Cruise bookings for the Royal Caribbean Group are improving, according to a company SEC filing.

“Our bookings for 2021 have continued to improve over the last two months, although still below pre-COVID-19 levels,” the company said. “Pricing for 2021 bookings is relatively flat year-over-year when including the negative yield impact of bookings made with future cruise credits; it is slightly up year-over-year when excluding them. We have implemented various programs to best serve our booked guests providing the choice of future cruise credits (“FCCs”) or the opportunity to “Lift & Shift” their booking to the same sailing the following year in lieu of providing cash refunds.” 

Also announcing a $1 billion capital raise on Tuesday, the company said that as of September 30, 2020, it had liquidity of approximately $3.7 billion, including $3.0 billion in the form of cash and cash equivalents and a $0.7 billion commitment for a 364-day term loan.

“Our cash burn rate for the third quarter was consistent with our previously announced range of approximately $250 million to $290 million per month during a prolonged suspension of operations, when excluding cash refunds of customer deposits, commissions, cash inflows from new and existing bookings and fees and collateral postings related to our financing and hedging activities,” the company announced.

“In response to the financial impacts of COVID-19, we have taken preemptive actions that focus on strengthening liquidity through significant cost and capital expenditure reductions, cash conservation and additional financing sources.”

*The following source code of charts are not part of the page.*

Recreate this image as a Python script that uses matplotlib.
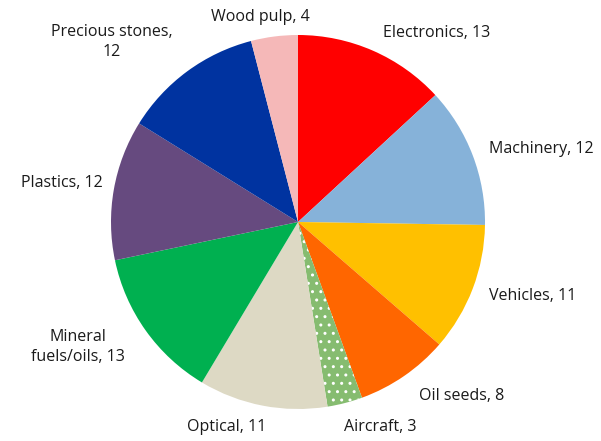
import matplotlib
matplotlib.use("Agg")
import matplotlib.pyplot as plt

# Data
categories = ["Electronics", "Machinery", "Vehicles", "Oil seeds", "Aircraft",
              "Optical", "Mineral\nfuels/oils", "Plastics", "Precious stones,\n", "Wood pulp"]
values = [13, 12, 11, 8, 3, 11, 13, 12, 12, 4]
colors = ["#FF0000", "#86B2D9", "#FFC000", "#FF6600", "#86BC70",
          "#DDD9C4", "#00B050", "#664A7F", "#0033A0", "#F5B8B8"]

# label placement (data units, radius = 1)
label_pos = [(0.743, 1.011), (1.30, 0.39), (1.257, -0.396),
             (0.877, -0.930), (0.439, -1.096), (-0.380, -1.096),
             (-1.176, -0.668), (-1.262, 0.209), (-0.995, 0.963),
             (-0.203, 1.096)]

plt.rcParams['font.family'] = ['Open Sans', 'DejaVu Sans']

fig = plt.figure(figsize=(6.01, 4.41), dpi=100)
cx, cy, r = 298, 222, 187
W, H = 601, 441
ax = fig.add_axes([(cx - r) / W, (H - cy - r) / H, 2 * r / W, 2 * r / H])

wedges, _ = ax.pie(values, colors=colors, startangle=90, counterclock=False,
                   radius=1, wedgeprops=dict(linewidth=0))
# dotted pattern on the aircraft slice
wedges[4].set_hatch('..')
wedges[4].set_edgecolor('white')
wedges[4].set_linewidth(0)

for name, v, (x, y) in zip(categories, values, label_pos):
    if name.endswith("\n"):
        txt = name + str(v)
    else:
        txt = f"{name}, {v}"
    ax.text(x, y, txt, ha="center", va="center", fontsize=11.5, color="#1a1a1a",
            multialignment="center", linespacing=1.4)

ax.set_xlim(-1, 1)
ax.set_ylim(-1, 1)
ax.set_aspect('equal')
ax.axis('off')

plt.savefig("out.png", dpi=100)
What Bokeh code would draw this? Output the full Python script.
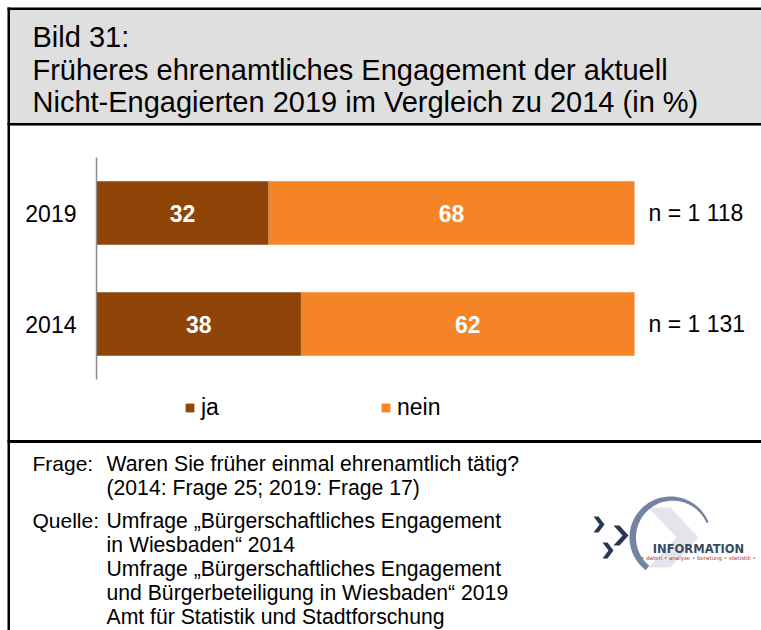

Reduced Operating Expenses

  • significantly reduced ship operating expenses, including crew payroll, food, fuel, insurance and port charges;
  • further reduced operating expenses as ships are currently transitioning into various levels of layup with several ships in the fleet transitioning into cold layup;
  • eliminated or significantly reduced marketing and selling expenses for the remainder of 2020;
  • reduced and furloughed the company’s workforce, with approximately 23% of its U.S. shoreside employee base being impacted; and
  • suspended travel for shoreside employees and instituted a hiring freeze across the organization.

“We may seek to further reduce our average monthly expenses under a further prolonged non-revenue scenario,” the company said. “This includes consideration of additional vessels heading to cold layup as well as further assessment of our U.S. shoreside workforce, including those coming back from furlough”.

Reduced Capital Expenditures

Since the start of February 2020, Royal Caribbean said it had identified approximately $4.4 billion of capital expenditure reductions or deferrals in 2020 and 2021.